Winter and Summer visits to the coastal plain of Carolina have now become a regular part of my annual peregrinations, and apart from the major pains that come with flying out of the east coast, this has been a welcome thing. Bird-wise this opens up new state and county lists to lazily track, and a very welcome new cadre of potential life birds. Perhaps most satisfactorily, it provides regular opportunity for closer encounters with bird species that are relatively rare or even non-existent in my home state. Even with the humidity and the biting bugs, they are sweet days indeed when all of these factors coalesce.
Purple Martin is a bird I do not yet have on my AZ list. This isn't exactly embarrassing, but it's unimpressive, a real signatory that I am not part of the inner circle nor a particularly dedicated state-lister. PUMAs are legion in North Carolina, and they are much harder to expose properly than they are to find and appreciate.
It's a crying shame that most of the eastern (and North American) PUMA population resides now in subsidized housing. Purple Martins must be encouraged to show aggression and malevolence commensurate to their size against the competitive House Sparrows and European Starlings. To move beyond their artificial housing they must become more...uncivilized.
We're all counting on your and your ilk, sub-adult PUMA. Grow into a territorial monster.
PUMAs might be better-served if they learned to construct their own nests a-la Cliff or Barn Swallows. Then they would not be competing for cavities with the aforementioned feral blight species. Barn Swallows practice such yeomanry with near-continental success. In fact they seem to have too much time on their proverbial hands, such that adolescent birds can laze around and stare vacantly off into space without the need of getting a job.
And PUMAs could perhaps learn a thing or two of aggression for their smaller, long-tailed cousins, who bare fangs, as it were, even at the mighty Helios himself.
Another Carolina staple is the Brown Thrasher. These birds are common but often skittish, so any time one gets a close and personal sight it makes for a very happy BRTH day. We're pretty spoiled for Thrashers out west and in Arizona; 6 of the 8 North American species occur in Maricopa County annually. But as much as I love Le Conte's, and as much as I make fun of the East Coast's one-Thrasher policy, I must admit that Brown Thrasher is probably the best looking one of the pack.
One can pick up PUMAs and BRTHs around the yard throughout most of Carolina. Every region has its yard birds, and those are good ones. Walking around the rural areas, just past the well-manicured property lines, one finds the woodland/farmland liminal spaces and the scrub that delineates them. These areas also have their residents, and while it requires a bit more endeavoring to get good looks at Field Sparrow or Prairie Warbler than PUMAs, the pay-off is that much sweeter.
From my observations, PRWAs in NC are not yet adapted to using toilet paper like those in Maine. Perhaps not coincidentally, handkerchiefs are also very popular in NC.

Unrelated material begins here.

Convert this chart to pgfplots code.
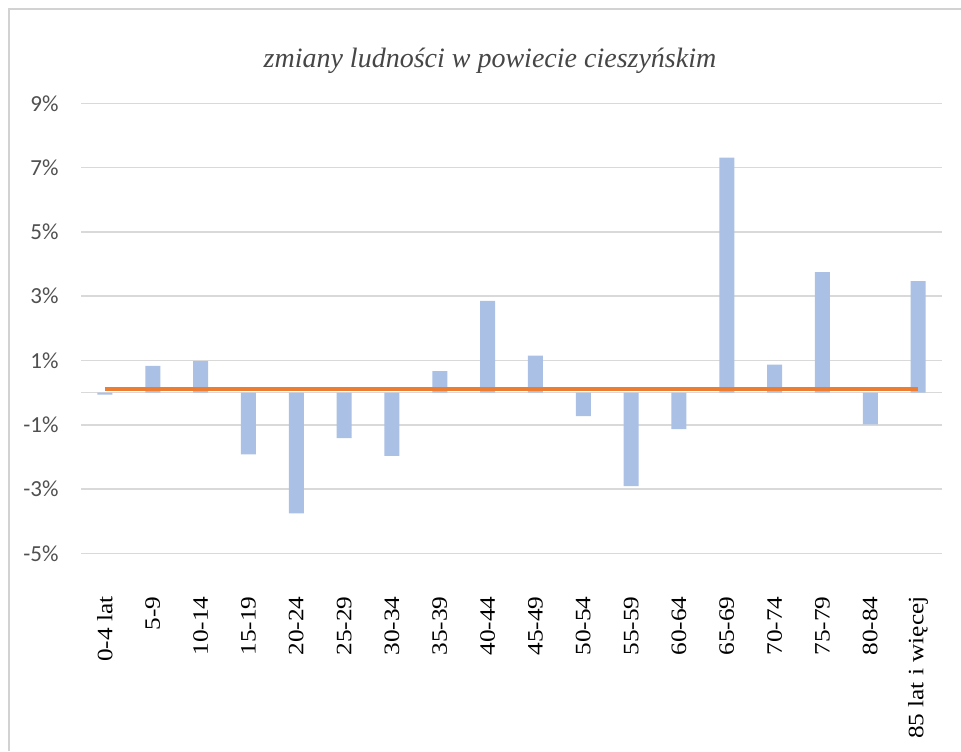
\documentclass[border=0pt]{standalone}
\usepackage{pgfplots}
\pgfplotsset{compat=1.18}
\usepackage{pgfplotstable}
\usepackage{fontspec}
\setmainfont{Liberation Serif}
\newfontfamily\carlito{Carlito}
\newfontfamily\xlab[FakeStretch=1.15]{Liberation Serif}
\definecolor{barblue}{RGB}{170,193,229}
\definecolor{orangeline}{RGB}{237,125,49}
\definecolor{gridgray}{RGB}{217,217,217}
\definecolor{labgray}{RGB}{80,80,80}
\definecolor{framegray}{RGB}{210,210,210}
\definecolor{titlegray}{RGB}{70,70,70}
\pgfplotstableread{
x y
0 -0.06
1 0.83
2 0.98
3 -1.92
4 -3.76
5 -1.42
6 -1.97
7 0.67
8 2.85
9 1.15
10 -0.73
11 -2.91
12 -1.14
13 7.31
14 0.87
15 3.75
16 -0.99
17 3.47
}\bars
\pgfplotstableread{
x y
0 0.1
1 0.1
2 0.1
3 0.1
4 0.1
5 0.1
6 0.1
7 0.1
8 0.1
9 0.1
10 0.1
11 0.1
12 0.1
13 0.1
14 0.1
15 0.1
16 0.1
17 0.1
}\avg
\begin{document}
\begin{tikzpicture}
\useasboundingbox (-40.5pt,-98.85pt) rectangle (440pt,276.65pt);
\fill[white] (-40.5pt,-98.85pt) rectangle (440pt,276.65pt);
\draw[line width=1pt, framegray] (-36pt,-98.85pt) -- (-36pt,272.15pt) -- (440pt,272.15pt);
\begin{axis}[
  at={(0pt,0pt)}, anchor=south west,
  scale only axis, width=430.5pt, height=225pt,
  xmin=-0.5, xmax=17.5, ymin=-5, ymax=9,
  axis line style={draw=none},
  major tick length=0pt, tick style={draw=none},
  ymajorgrids, grid style={gridgray, line width=0.8pt},
  ytick={-5,-3,-1,1,3,5,7,9},
  yticklabels={-5\%,-3\%,-1\%,1\%,3\%,5\%,7\%,9\%},
  extra y ticks={0}, extra y tick labels={},
  extra y tick style={grid=major},
  yticklabel style={font=\carlito\fontsize{11.5}{13}\selectfont, text=labgray},
  yticklabel shift=7.7pt,
  xtick={0,...,17},
  xticklabels={0-4 lat,5-9,10-14,15-19,20-24,25-29,30-34,35-39,40-44,45-49,50-54,55-59,60-64,65-69,70-74,75-79,80-84,85 lat i więcej},
  xticklabel style={rotate=90, anchor=east, font=\xlab\fontsize{11}{12}\selectfont},
  xticklabel shift=18pt,
  title={zmiany ludności w powiecie cieszyńskim},
  title style={at={(0.475,1.054)}, anchor=base, font=\fontsize{14}{16}\selectfont\itshape, text=titlegray},
]
\addplot[ybar, bar width=7.5pt, fill=barblue, draw=none] table[x=x,y=y] {\bars};
\addplot[orangeline, line width=2pt, no marks] table[x=x,y=y] {\avg};
\end{axis}
\end{tikzpicture}
\end{document}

The coastal plain also offers a higher delicacy of bird, species that can be found elsewhere in the state but almost never without substantial effort and/or blood sacrifice. Much to my chagrin when hiking in the Appalachians, Pops got looks at a Kentucky Warbler while I was distracted by a Canada, and a female at that. That KY bird should have been the one, but instead it was nothing (to me, and therefore by association the entire world), nothing at all.
As such I had to spend a much hotter, muggier, buggier time at Howell's Woods--a great birding spot to be sure--to track down KEWA, which is a leading avian proponent of facial tattoos. This bird was very shy and secretive, and also stayed up much higher than I expected. I was only thinly satisfied with the encounter, but we shall meet again.
Birds of a feather flock together don't ya know. And as I was making up for lost time and lost sleep and lost blood (mosquitos) with the KEWA, his compatriot in skulk started singing from the other side of the trail. Swainson's Warblers are probably the most uninspiring warblers from a visual standpoint, but as is the case with most of the Old-World Warblers, this bird sings better than Andrea Bocelli, and also navigates much better in a shaded wood than the afore-mentioned maestro.
Swainson's Warbler was another semi-overdue lifer, one for which the blood-price had to be paid with a seemingly interminable wait in a dismal mosquito cloud for a mediocre photo. I have no regrets, but these sightings did still leave me longing for more and better time with eastern Warbler species.